-- START OF Records shown --

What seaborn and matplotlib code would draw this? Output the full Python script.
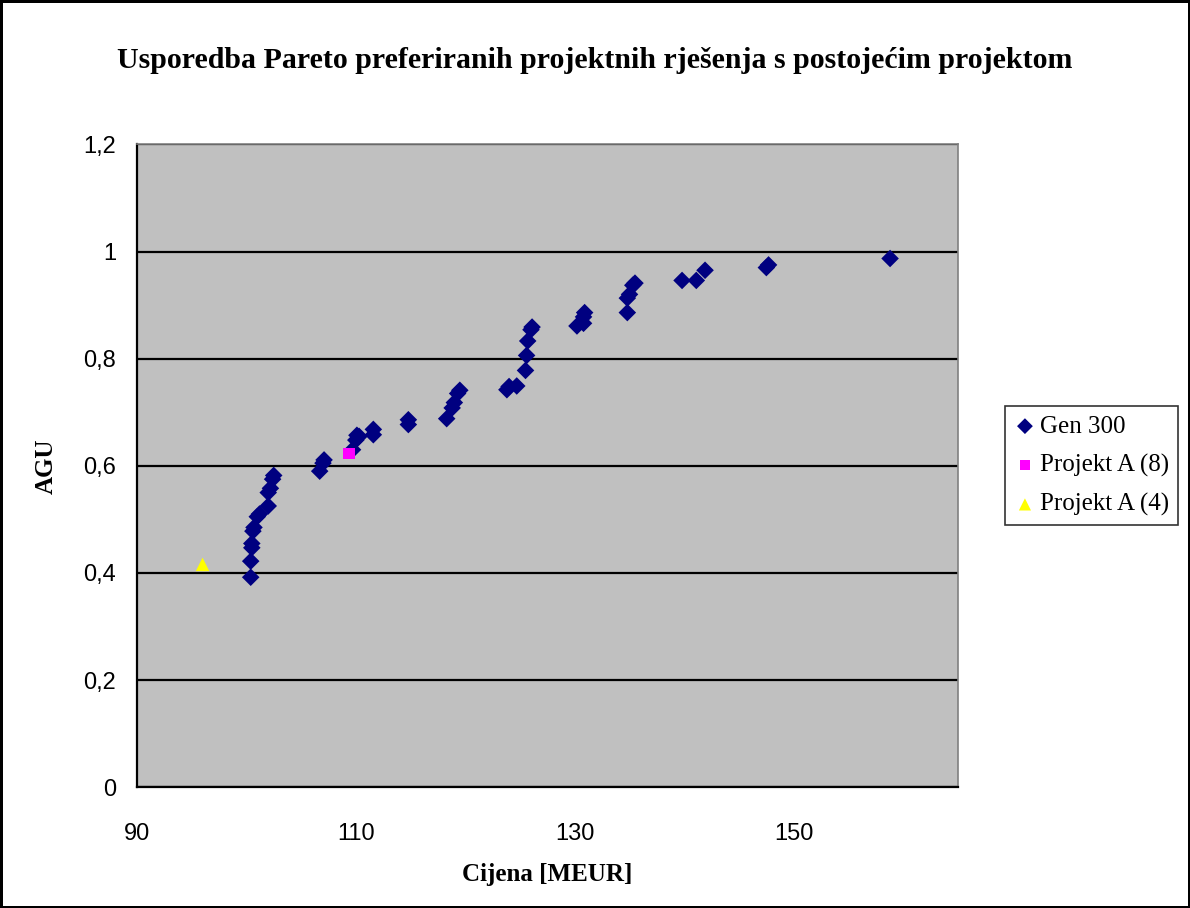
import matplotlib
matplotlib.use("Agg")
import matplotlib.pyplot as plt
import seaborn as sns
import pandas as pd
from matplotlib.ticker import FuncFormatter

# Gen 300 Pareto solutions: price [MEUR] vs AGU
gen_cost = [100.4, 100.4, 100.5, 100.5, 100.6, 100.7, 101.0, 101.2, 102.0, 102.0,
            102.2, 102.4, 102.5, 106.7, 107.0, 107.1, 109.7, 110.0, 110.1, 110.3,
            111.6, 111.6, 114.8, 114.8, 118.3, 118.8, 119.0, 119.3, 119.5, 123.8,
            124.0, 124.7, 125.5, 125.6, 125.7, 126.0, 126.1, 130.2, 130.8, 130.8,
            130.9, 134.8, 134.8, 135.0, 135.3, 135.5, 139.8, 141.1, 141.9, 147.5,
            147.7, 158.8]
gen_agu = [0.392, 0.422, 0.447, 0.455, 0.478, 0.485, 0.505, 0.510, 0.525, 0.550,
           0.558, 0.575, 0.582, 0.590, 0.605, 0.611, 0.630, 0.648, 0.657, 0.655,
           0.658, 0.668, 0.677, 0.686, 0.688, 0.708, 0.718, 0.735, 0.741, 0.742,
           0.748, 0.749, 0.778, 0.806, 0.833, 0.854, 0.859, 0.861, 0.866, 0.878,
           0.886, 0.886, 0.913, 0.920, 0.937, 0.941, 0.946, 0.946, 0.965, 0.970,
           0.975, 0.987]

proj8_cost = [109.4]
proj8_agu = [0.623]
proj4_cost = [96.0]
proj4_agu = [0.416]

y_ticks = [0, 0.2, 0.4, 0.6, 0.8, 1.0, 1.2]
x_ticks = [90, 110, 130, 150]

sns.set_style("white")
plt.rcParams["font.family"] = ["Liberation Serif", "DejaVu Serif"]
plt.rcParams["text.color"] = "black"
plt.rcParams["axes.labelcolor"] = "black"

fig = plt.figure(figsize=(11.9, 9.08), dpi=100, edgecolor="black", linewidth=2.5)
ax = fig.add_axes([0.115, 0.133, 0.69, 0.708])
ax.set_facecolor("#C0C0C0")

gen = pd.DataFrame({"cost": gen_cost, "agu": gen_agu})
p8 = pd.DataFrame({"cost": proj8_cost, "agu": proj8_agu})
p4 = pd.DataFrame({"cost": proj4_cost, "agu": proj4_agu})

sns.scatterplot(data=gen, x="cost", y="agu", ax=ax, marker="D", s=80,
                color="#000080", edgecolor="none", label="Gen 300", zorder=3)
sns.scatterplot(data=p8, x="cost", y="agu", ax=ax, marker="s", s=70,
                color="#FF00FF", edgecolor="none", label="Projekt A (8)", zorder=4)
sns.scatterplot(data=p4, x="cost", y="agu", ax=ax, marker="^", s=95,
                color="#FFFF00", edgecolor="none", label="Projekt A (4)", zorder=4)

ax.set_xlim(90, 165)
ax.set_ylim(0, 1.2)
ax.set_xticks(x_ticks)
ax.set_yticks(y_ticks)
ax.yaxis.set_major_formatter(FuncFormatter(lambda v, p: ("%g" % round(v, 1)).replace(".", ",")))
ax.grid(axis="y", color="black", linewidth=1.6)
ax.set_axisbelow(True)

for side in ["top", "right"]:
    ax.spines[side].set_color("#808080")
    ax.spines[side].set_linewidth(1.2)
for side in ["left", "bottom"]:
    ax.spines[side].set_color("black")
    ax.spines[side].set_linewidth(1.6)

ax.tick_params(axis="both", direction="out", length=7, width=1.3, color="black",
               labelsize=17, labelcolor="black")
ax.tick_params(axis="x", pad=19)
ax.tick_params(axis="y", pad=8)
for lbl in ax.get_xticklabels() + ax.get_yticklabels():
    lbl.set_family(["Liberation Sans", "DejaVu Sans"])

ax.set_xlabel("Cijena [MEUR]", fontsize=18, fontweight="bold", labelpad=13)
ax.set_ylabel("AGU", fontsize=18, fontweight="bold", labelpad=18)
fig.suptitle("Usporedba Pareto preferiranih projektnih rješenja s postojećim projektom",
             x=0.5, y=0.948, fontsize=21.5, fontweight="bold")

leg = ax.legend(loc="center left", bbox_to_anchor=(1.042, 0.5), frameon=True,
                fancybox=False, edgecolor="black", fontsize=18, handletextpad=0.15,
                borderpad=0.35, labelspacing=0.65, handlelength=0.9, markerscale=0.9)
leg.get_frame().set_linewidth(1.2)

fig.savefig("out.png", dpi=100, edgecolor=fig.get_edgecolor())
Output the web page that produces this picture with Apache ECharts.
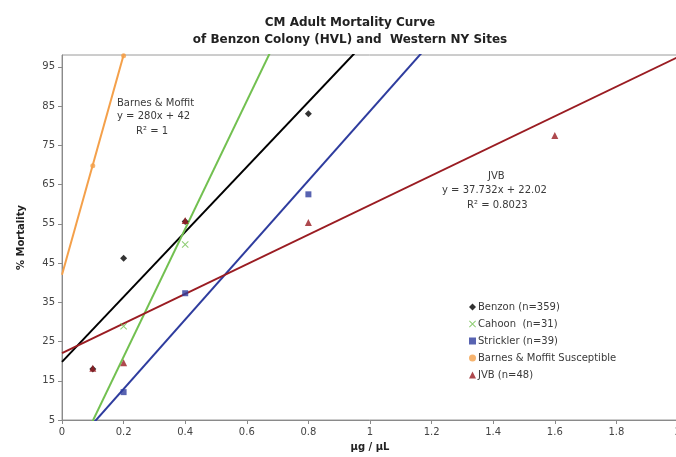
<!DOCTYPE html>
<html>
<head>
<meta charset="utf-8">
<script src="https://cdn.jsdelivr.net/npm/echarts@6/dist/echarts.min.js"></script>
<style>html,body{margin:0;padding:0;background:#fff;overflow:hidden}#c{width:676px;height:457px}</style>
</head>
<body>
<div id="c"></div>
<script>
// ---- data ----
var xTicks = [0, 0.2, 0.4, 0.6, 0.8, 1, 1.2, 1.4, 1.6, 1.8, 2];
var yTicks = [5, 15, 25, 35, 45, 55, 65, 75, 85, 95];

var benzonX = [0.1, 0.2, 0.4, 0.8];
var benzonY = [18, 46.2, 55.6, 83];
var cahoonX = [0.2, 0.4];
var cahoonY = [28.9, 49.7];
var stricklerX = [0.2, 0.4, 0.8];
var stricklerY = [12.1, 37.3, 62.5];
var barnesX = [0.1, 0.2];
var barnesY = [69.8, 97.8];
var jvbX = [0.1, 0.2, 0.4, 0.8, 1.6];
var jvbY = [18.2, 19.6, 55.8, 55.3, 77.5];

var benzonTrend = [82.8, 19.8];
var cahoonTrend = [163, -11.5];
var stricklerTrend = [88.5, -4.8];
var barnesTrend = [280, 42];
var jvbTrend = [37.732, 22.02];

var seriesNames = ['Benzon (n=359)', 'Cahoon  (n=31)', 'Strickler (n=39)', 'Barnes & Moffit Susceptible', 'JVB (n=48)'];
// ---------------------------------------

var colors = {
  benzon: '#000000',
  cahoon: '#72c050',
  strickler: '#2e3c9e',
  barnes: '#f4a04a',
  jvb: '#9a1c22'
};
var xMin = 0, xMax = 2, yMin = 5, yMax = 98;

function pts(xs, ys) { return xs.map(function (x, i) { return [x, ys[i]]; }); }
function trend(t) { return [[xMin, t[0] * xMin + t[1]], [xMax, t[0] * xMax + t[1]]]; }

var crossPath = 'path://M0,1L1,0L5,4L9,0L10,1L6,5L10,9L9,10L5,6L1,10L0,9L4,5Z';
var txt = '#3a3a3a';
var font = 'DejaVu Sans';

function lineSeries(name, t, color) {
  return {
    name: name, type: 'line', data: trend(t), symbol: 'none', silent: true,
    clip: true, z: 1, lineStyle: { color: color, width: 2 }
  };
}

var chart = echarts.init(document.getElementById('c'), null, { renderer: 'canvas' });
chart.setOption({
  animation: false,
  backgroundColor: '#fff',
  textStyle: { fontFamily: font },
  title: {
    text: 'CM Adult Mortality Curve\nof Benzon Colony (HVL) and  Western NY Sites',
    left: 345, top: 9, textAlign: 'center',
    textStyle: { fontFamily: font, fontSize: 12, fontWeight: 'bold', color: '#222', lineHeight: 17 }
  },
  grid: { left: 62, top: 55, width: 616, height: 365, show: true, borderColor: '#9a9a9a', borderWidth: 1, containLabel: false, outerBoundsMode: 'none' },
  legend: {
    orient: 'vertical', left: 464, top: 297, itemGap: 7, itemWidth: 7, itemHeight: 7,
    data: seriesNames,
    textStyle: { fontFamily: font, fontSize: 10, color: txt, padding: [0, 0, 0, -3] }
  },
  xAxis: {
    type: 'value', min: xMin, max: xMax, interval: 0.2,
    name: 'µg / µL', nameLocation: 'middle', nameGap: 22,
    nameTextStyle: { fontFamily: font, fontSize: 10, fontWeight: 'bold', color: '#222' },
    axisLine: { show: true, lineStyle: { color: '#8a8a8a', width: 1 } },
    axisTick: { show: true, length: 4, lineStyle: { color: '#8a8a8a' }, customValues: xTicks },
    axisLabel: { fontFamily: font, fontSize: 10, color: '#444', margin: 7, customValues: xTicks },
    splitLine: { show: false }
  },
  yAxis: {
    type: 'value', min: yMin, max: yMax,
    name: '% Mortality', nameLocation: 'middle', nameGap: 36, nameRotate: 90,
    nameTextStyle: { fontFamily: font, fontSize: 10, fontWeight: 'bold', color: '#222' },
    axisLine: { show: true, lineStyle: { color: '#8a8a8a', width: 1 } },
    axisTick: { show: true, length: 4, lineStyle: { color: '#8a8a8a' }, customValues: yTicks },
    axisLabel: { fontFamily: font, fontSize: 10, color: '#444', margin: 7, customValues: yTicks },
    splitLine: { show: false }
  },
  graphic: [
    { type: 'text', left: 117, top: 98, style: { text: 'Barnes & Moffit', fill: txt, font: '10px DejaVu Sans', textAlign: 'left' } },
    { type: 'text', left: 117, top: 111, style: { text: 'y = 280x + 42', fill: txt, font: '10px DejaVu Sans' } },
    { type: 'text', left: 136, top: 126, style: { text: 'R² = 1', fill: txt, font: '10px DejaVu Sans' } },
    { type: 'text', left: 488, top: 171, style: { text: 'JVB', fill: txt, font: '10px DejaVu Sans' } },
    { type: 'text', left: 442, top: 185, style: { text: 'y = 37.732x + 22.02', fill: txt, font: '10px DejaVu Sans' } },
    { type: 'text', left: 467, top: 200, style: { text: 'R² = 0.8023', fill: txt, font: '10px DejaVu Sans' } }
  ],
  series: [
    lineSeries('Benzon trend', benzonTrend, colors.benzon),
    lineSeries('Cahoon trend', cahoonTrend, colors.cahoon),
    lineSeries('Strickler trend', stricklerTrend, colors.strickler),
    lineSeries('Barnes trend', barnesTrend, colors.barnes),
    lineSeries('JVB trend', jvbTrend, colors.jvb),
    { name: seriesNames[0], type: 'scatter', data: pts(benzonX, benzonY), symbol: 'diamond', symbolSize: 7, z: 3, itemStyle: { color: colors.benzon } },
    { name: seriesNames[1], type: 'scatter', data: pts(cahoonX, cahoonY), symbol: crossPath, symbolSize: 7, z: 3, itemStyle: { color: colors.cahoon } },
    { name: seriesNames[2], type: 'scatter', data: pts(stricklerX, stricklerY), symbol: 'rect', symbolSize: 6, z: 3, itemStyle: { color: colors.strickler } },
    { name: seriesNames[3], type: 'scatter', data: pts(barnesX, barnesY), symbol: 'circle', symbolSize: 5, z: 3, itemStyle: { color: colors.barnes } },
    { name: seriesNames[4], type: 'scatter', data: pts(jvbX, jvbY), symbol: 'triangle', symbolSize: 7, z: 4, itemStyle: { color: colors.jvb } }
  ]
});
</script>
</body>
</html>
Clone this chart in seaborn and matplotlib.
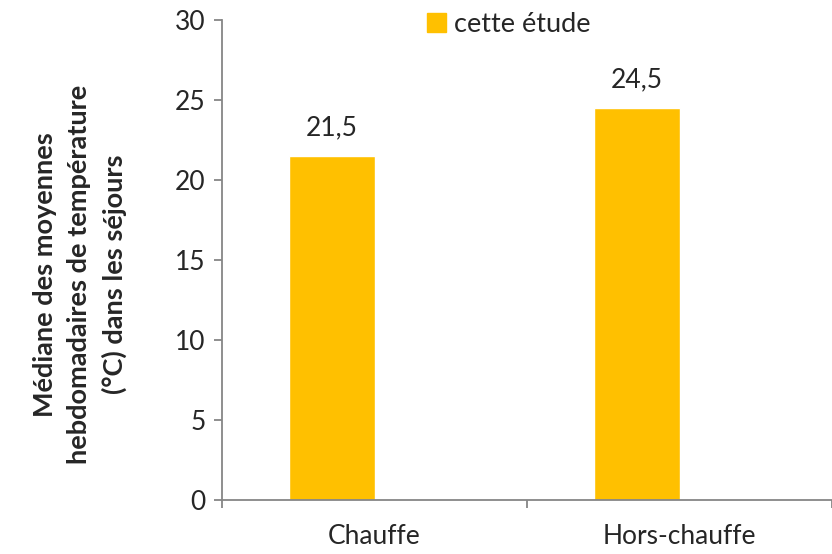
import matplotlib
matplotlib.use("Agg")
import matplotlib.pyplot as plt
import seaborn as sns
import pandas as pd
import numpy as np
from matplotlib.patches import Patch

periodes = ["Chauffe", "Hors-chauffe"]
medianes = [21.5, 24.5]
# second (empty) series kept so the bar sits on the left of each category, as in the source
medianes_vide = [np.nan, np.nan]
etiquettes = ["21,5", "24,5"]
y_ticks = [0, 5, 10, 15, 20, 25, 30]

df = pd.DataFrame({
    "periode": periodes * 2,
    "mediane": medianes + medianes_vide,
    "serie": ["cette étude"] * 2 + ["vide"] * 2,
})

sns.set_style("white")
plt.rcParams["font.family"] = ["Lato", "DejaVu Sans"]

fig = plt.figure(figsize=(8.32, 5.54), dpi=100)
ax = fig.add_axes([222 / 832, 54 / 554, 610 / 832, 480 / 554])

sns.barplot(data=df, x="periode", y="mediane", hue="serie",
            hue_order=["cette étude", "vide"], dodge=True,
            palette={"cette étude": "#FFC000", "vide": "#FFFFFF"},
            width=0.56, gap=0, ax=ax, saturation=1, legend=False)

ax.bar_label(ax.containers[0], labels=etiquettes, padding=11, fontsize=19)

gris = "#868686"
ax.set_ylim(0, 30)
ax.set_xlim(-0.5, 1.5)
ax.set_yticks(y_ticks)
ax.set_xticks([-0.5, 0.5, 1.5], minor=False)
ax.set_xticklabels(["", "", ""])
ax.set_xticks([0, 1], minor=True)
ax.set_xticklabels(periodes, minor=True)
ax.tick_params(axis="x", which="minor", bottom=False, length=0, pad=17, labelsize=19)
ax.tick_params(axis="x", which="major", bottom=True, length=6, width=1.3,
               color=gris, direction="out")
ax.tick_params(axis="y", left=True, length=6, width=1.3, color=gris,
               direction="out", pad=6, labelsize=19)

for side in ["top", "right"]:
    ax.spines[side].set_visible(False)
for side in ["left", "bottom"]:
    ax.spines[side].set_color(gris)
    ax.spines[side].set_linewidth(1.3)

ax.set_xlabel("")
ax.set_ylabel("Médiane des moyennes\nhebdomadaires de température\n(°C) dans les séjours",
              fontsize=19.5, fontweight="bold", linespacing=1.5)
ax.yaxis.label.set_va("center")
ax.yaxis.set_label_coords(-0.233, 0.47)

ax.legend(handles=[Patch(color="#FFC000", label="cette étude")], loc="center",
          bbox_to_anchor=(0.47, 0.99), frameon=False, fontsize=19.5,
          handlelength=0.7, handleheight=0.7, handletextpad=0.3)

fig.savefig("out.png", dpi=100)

-- END OF Records shown --

**Directions**: Give only the number of lines above that hold the string "picture".

**Answer to this problem**: 1